REQUIRED WORK:
Your task is to transcribe all of the data below exactly, omitting the images.

MATERIAL PROVIDED:
^^^^^^^^
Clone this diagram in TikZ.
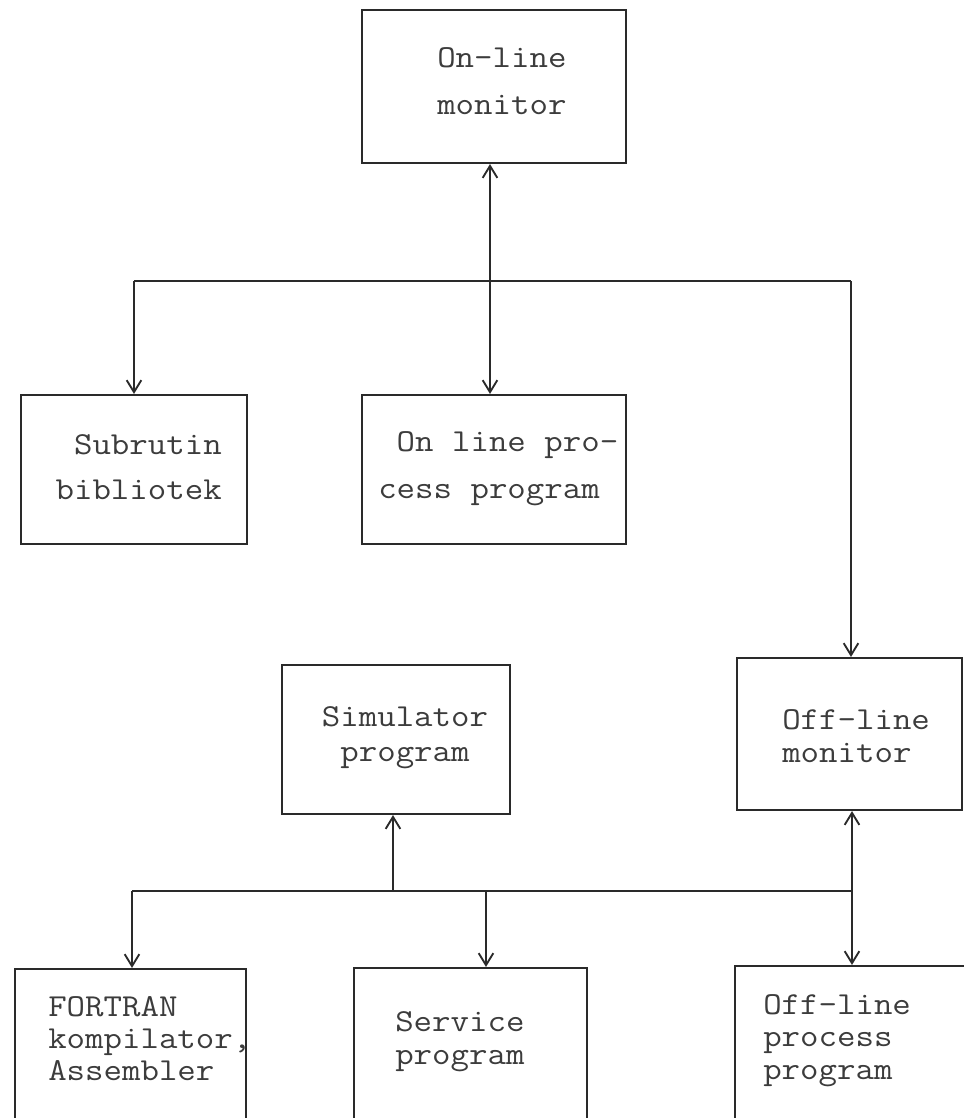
\documentclass[tikz,border=0pt]{standalone}
\usepackage{fontspec}
\setmonofont{Latin Modern Mono}[FakeStretch=1.12]
\usetikzlibrary{arrows.meta,fit}
\definecolor{linec}{HTML}{2A2A2A}
\definecolor{textc}{HTML}{3C3C3C}
\newcommand\mytt[1]{\ttfamily\fontsize{24pt}{#1pt}\selectfont}
\begin{document}
\begin{tikzpicture}[x=0.75pt,y=-0.75pt,
  box/.style={draw=linec, line width=1.6pt, inner sep=0pt},
  conn/.style={draw=linec, line width=1.4pt},
  tipb/.tip={Straight Barb[length=9pt,width=11pt,line width=1.4pt]},
  arr/.style={conn, -tipb},
  darr/.style={conn, tipb-tipb},
  lbl/.style={text=textc, inner sep=0pt, anchor=west, align=left}]
\useasboundingbox (0,0) rectangle (964,1118);
\fill[white] (0,0) rectangle (964,1118);
\clip (0,0) rectangle (964,1118);

% boxes
\node[box, fit={(362,10)(626,163)}] (onm) {};
\node[box, fit={(21,395)(247,544)}] (sub) {};
\node[box, fit={(362,395)(626,544)}] (olp) {};
\node[box, fit={(282,665)(510,814)}] (sim) {};
\node[box, fit={(737,658)(962,810)}] (ofm) {};
\node[box, fit={(15,969)(246,1170)}] (fort) {};
\node[box, fit={(354,968)(587,1170)}] (serv) {};
\node[box, fit={(735,966)(1010,1170)}] (ofp) {};

% texts
\node[lbl, font=\mytt{35.2}] (tonm) at (437,81.5) {On-line\\monitor};
\node[lbl, anchor=east, align=right, font=\mytt{33.8}] (tsub) at (222,467.5) {Subrutin\\bibliotek};
\node[lbl, font=\mytt{35.2}] (tolp) at (378,468.5) {\hphantom{O}On line pro-\\cess program};
\node[lbl, anchor=center, align=center, font=\mytt{26.2}] (tsim) at (405,737.5) {Simulator\\program};
\node[lbl, font=\mytt{24.2}] (tofm) at (782,736) {Off-line\\monitor};
\node[lbl, font=\mytt{24}] (tfort) at (48,1038.5) {FORTRAN\\kompilator,\\Assembler};
\node[lbl, font=\mytt{24.7}] (tserv) at (395,1041.5) {Service\\program};
\node[lbl, font=\mytt{24.4}] (tofp) at (763,1040.5) {Off-line\\process\\program};

% bus points
\coordinate (b1L) at (134,281);
\coordinate (b1R) at (851,281);
\coordinate (b1M) at (490,281);
\coordinate (b2L) at (132,891);
\coordinate (b2R) at (852,891);
\coordinate (b2S) at (393,891);
\coordinate (b2V) at (486,891);

% connectors
\draw[conn] (b1L) -- (b1R);
\draw[darr] (b1M |- onm.south) -- (b1M |- olp.north);
\draw[arr] (b1L) -- (b1L |- sub.north);
\draw[arr] (b1R) -- (b1R |- ofm.north);
\draw[conn] (b2L) -- (b2R);
\draw[arr] (b2S) -- (b2S |- sim.south);
\draw[arr] (b2L) -- (b2L |- fort.north);
\draw[arr] (b2V) -- (b2V |- serv.north);
\draw[darr] (b2R |- ofm.south) -- (b2R |- ofp.north);
\end{tikzpicture}
\end{document}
^^^^^^^^
TASK OUTPUT:
Clone this diagram in TikZ.
\documentclass[tikz,border=0pt]{standalone}
\usepackage{fontspec}
\setmonofont{Latin Modern Mono}[FakeStretch=1.12]
\usetikzlibrary{arrows.meta,fit}
\definecolor{linec}{HTML}{2A2A2A}
\definecolor{textc}{HTML}{3C3C3C}
\newcommand\mytt[1]{\ttfamily\fontsize{24pt}{#1pt}\selectfont}
\begin{document}
\begin{tikzpicture}[x=0.75pt,y=-0.75pt,
  box/.style={draw=linec, line width=1.6pt, inner sep=0pt},
  conn/.style={draw=linec, line width=1.4pt},
  tipb/.tip={Straight Barb[length=9pt,width=11pt,line width=1.4pt]},
  arr/.style={conn, -tipb},
  darr/.style={conn, tipb-tipb},
  lbl/.style={text=textc, inner sep=0pt, anchor=west, align=left}]
\useasboundingbox (0,0) rectangle (964,1118);
\fill[white] (0,0) rectangle (964,1118);
\clip (0,0) rectangle (964,1118);

% boxes
\node[box, fit={(362,10)(626,163)}] (onm) {};
\node[box, fit={(21,395)(247,544)}] (sub) {};
\node[box, fit={(362,395)(626,544)}] (olp) {};
\node[box, fit={(282,665)(510,814)}] (sim) {};
\node[box, fit={(737,658)(962,810)}] (ofm) {};
\node[box, fit={(15,969)(246,1170)}] (fort) {};
\node[box, fit={(354,968)(587,1170)}] (serv) {};
\node[box, fit={(735,966)(1010,1170)}] (ofp) {};

% texts
\node[lbl, font=\mytt{35.2}] (tonm) at (437,81.5) {On-line\\monitor};
\node[lbl, anchor=east, align=right, font=\mytt{33.8}] (tsub) at (222,467.5) {Subrutin\\bibliotek};
\node[lbl, font=\mytt{35.2}] (tolp) at (378,468.5) {\hphantom{O}On line pro-\\cess program};
\node[lbl, anchor=center, align=center, font=\mytt{26.2}] (tsim) at (405,737.5) {Simulator\\program};
\node[lbl, font=\mytt{24.2}] (tofm) at (782,736) {Off-line\\monitor};
\node[lbl, font=\mytt{24}] (tfort) at (48,1038.5) {FORTRAN\\kompilator,\\Assembler};
\node[lbl, font=\mytt{24.7}] (tserv) at (395,1041.5) {Service\\program};
\node[lbl, font=\mytt{24.4}] (tofp) at (763,1040.5) {Off-line\\process\\program};

% bus points
\coordinate (b1L) at (134,281);
\coordinate (b1R) at (851,281);
\coordinate (b1M) at (490,281);
\coordinate (b2L) at (132,891);
\coordinate (b2R) at (852,891);
\coordinate (b2S) at (393,891);
\coordinate (b2V) at (486,891);

% connectors
\draw[conn] (b1L) -- (b1R);
\draw[darr] (b1M |- onm.south) -- (b1M |- olp.north);
\draw[arr] (b1L) -- (b1L |- sub.north);
\draw[arr] (b1R) -- (b1R |- ofm.north);
\draw[conn] (b2L) -- (b2R);
\draw[arr] (b2S) -- (b2S |- sim.south);
\draw[arr] (b2L) -- (b2L |- fort.north);
\draw[arr] (b2V) -- (b2V |- serv.north);
\draw[darr] (b2R |- ofm.south) -- (b2R |- ofp.north);
\end{tikzpicture}
\end{document}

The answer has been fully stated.